En effet, comme toute question qui appelle une réponse par oui ou par non, il est probable que la personne qui pose cette question aura une influence non nulle sur la réponse. On pensera par exemple au plus classique des référendums, « voulez-vous m’épouser ? » qui requiert l’unanimité des suffrages exprimés, même si le corps électoral y est par nature réduit. Pour le référendum du 7 juin, à part les élus qui sont susceptibles de ne plus cumuler les mandats, on pourra d’ailleurs noter que ce ne sont pas les plus concernés par le changement qui vont donner leur avis, mais que cela n’influencera pas forcément le résultat. Ainsi, en 1992, seuls les blancs ont pu répondre à la question sur la fin de l’apartheid en Afrique du Sud, ce qui n’a pas empêché le « oui » de l’emporter. De même, on peut raisonnablement penser qu’il n’y a pas que des homosexuels qui ont été favorables à l’ouverture du mariage aux personnes de même sexe lors du récent référendum irlandais.

Le point sur lequel le référendum de dimanche aurait pu sembler, par contre, être amélioré, concerne les questions posées. Quitte à se déplacer aux urnes et à avoir droit aux analyses électorales et à de longs articles, autant poser des questions qui intéressent vraiment le peuple. Par exemple : « Faut-il interdire les selfies sticks (ces dispositifs pour portables insupportables, destinés aux gens dont les nombreux amis sont malheureusement trop éloignés pour les prendre en photo) ? » Ou encore plus d’actualité, « Êtes-vous satisfaits de la réorganisation des autobus en vigueur depuis lundi dernier ? » Au vu de l’état des usagers errants à la recherche du bon arrêt entre le boulevard Royal, l’avenue Monterey et Charly’s Gare, tels des zombies désorientés dans un remake grand-ducal de Walking Dead, on peut douter que l’issue soit très satisfaisante.

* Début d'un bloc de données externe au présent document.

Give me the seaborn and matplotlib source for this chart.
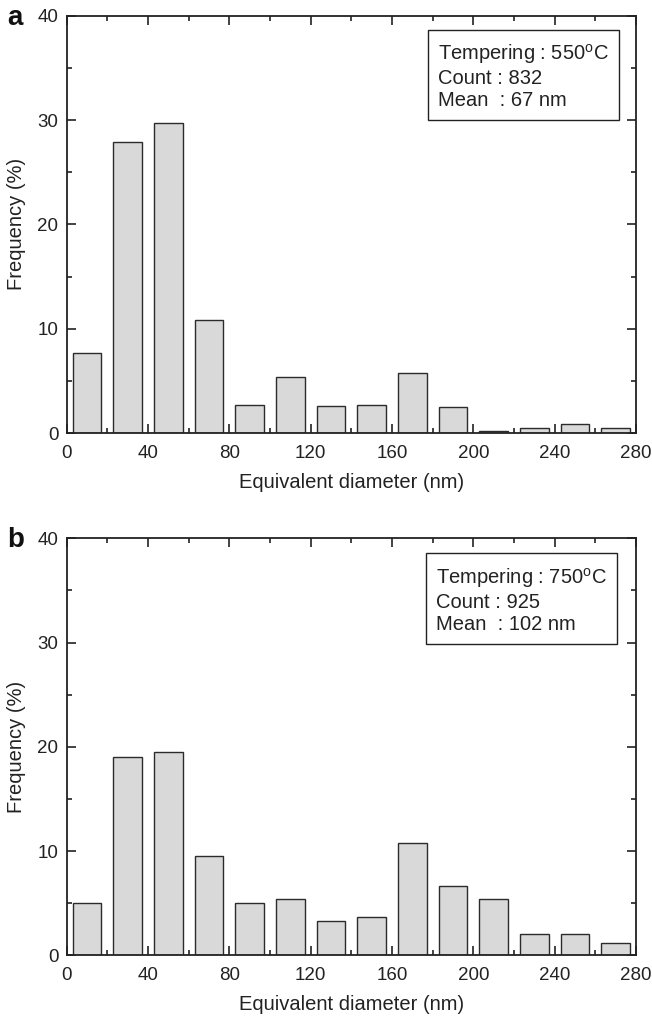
"""
Particle size histograms for two tempering temperatures
"""

import matplotlib
matplotlib.use("Agg")
import matplotlib.pyplot as plt
import seaborn as sns
import pandas as pd
from matplotlib.ticker import MultipleLocator

# bin centres (nm)
diameter = [10, 30, 50, 70, 90, 110, 130, 150, 170, 190, 210, 230, 250, 270]

# frequency (%) for each panel
freq_550 = [7.7, 27.9, 29.7, 10.8, 2.7, 5.4, 2.6, 2.7, 5.8, 2.5, 0.2, 0.5, 0.9, 0.45]
freq_750 = [5.0, 19.05, 19.5, 9.5, 5.0, 5.4, 3.3, 3.7, 10.8, 6.6, 5.4, 2.05, 2.05, 1.2]

panel_labels = ["a", "b"]
info_texts = [
    "Tempering : 550$^{\\mathrm{o}}$C\nCount : 832\nMean  : 67 nm",
    "Tempering : 750$^{\\mathrm{o}}$C\nCount : 925\nMean  : 102 nm",
]
info_pos = [(0.652, 0.937), (0.648, 0.934)]

sns.set_style("white")
plt.rcParams['font.family'] = ['Liberation Sans', 'DejaVu Sans']
plt.rcParams['mathtext.fontset'] = 'custom'
plt.rcParams['mathtext.rm'] = 'Liberation Sans'

fig = plt.figure(figsize=(6.52, 10.17), dpi=100)
axes_rects = [
    [0.1023, 0.5742, 0.8732, 0.4103],
    [0.1023, 0.0607, 0.8732, 0.4100],
]

for i, (rect, freq) in enumerate(zip(axes_rects, [freq_550, freq_750])):
    ax = fig.add_axes(rect)
    df = pd.DataFrame({"diameter": diameter, "freq": freq})
    sns.barplot(
        data=df, x="diameter", y="freq", native_scale=True, width=0.7,
        color="#d9d9d9", edgecolor="#2b2b2b", linewidth=1.0, saturation=1, ax=ax
    )

    ax.set_xlim(0, 280)
    ax.set_ylim(0, 40)
    ax.xaxis.set_major_locator(MultipleLocator(40))
    ax.xaxis.set_minor_locator(MultipleLocator(20))
    ax.yaxis.set_major_locator(MultipleLocator(10))
    ax.yaxis.set_minor_locator(MultipleLocator(5))
    ax.tick_params(which="both", direction="in", top=True, right=True,
                   bottom=True, left=True, width=1.2, color="#222222",
                   labelsize=13.5, labelcolor="#222222")
    ax.tick_params(which="major", length=6.5)
    ax.tick_params(which="minor", length=3.5)
    ax.tick_params(axis="x", which="major", pad=8.5)
    ax.tick_params(axis="y", which="major", pad=6)
    for spine in ax.spines.values():
        spine.set_linewidth(1.3)
        spine.set_color("#222222")

    ax.set_xlabel("Equivalent diameter (nm)", fontsize=14.5, color="#222222", labelpad=8)
    ax.set_ylabel("Frequency (%)", fontsize=14.5, color="#222222", labelpad=8)

    ax.text(info_pos[i][0], info_pos[i][1], info_texts[i], transform=ax.transAxes,
            ha="left", va="top", fontsize=14.5, color="#222222", linespacing=1.2,
            bbox=dict(boxstyle="square,pad=0.5", facecolor="white",
                      edgecolor="#222222", linewidth=1.0))

    ax.text(-0.105, 0.995, panel_labels[i], transform=ax.transAxes, ha="left", va="center",
            fontsize=20, fontweight="bold", color="#111111")

plt.savefig("out.png", dpi=100)
plt.close()
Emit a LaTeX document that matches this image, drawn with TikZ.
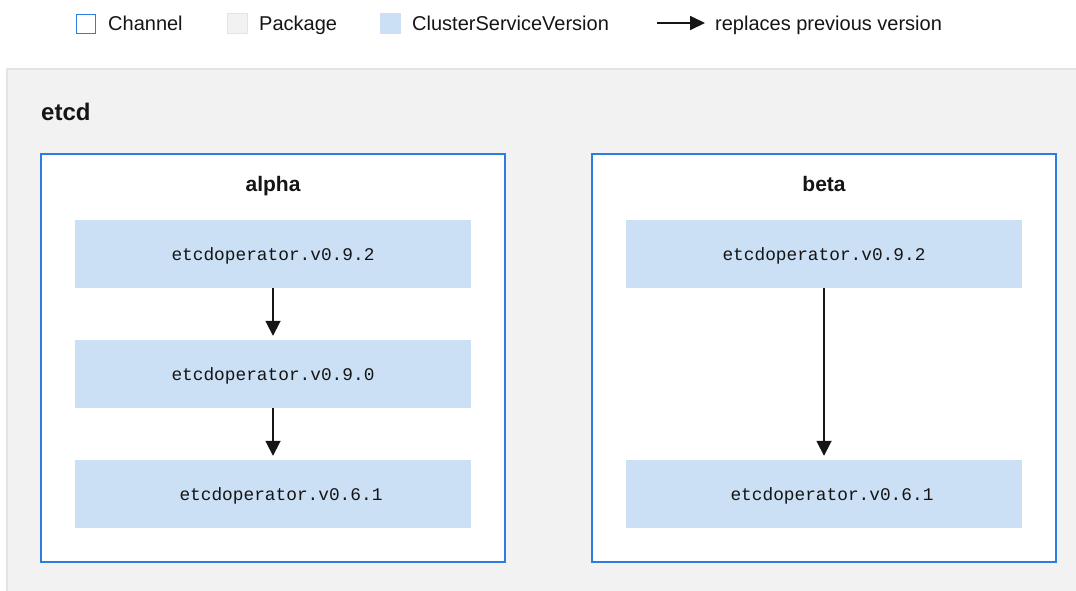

Pourtant, à bien y réfléchir, c’est sans aucun doute un coup de génie des autorités politiques : en créant un réseau de transport apparemment dénué de toute logique, on crée les conditions d’une acceptation massive par la population du futur tracé du tramway, qui sera ainsi vécu comme une amélioration grandiose des conditions de transport. On peut juste déplorer qu’il reste quelques bus directs entre la gare et le Kirchberg, alors qu’ils auraient tous pu transiter par le P+R Bouillon ou le Rollingergrund. À part ce bémol, tout semble avoir été parfaitement orchestré pour aboutir au chaos le plus parfait : les plans distribués à l’avance ont été soigneusement rendus incompréhensibles, comme cela a été salué par un site Internet spécialisé dans l’analyse de plans de réseaux de transport (tout le monde ne passe pas son temps à faire des selfies ou à liker ceux de ses amis, il y a aussi des personnes pour qui les plans de métro sont une passion, chacun sa drogue…). Certaines lignes ont gardé le même numéro et le même terminus, mais en modifiant subtilement leur parcours, ce qui interdit par exemple dorénavant aux usagers de la ligne 16 de descendre à Bonnevoie, ce qui constitue toujours une surprise désagréable quand vous vous rendez compte que le chauffeur en train de prendre la bretelle d’autoroute ne vous laissera pas descendre à moins d’un kilomètre de votre domicile. Des arrêts ont été déplacés, histoire de favoriser l’exercice physique des habitants, de préférence aux endroits déjà les plus fréquentés (gare, boulevard Royal), pour contribuer à tisser du lien social entre victimes. Et, cerise sur le gâteau, la promiscuité des occupants comprimés dans chaque véhicule est rendue encore un peu plus insupportable par les températures estivales.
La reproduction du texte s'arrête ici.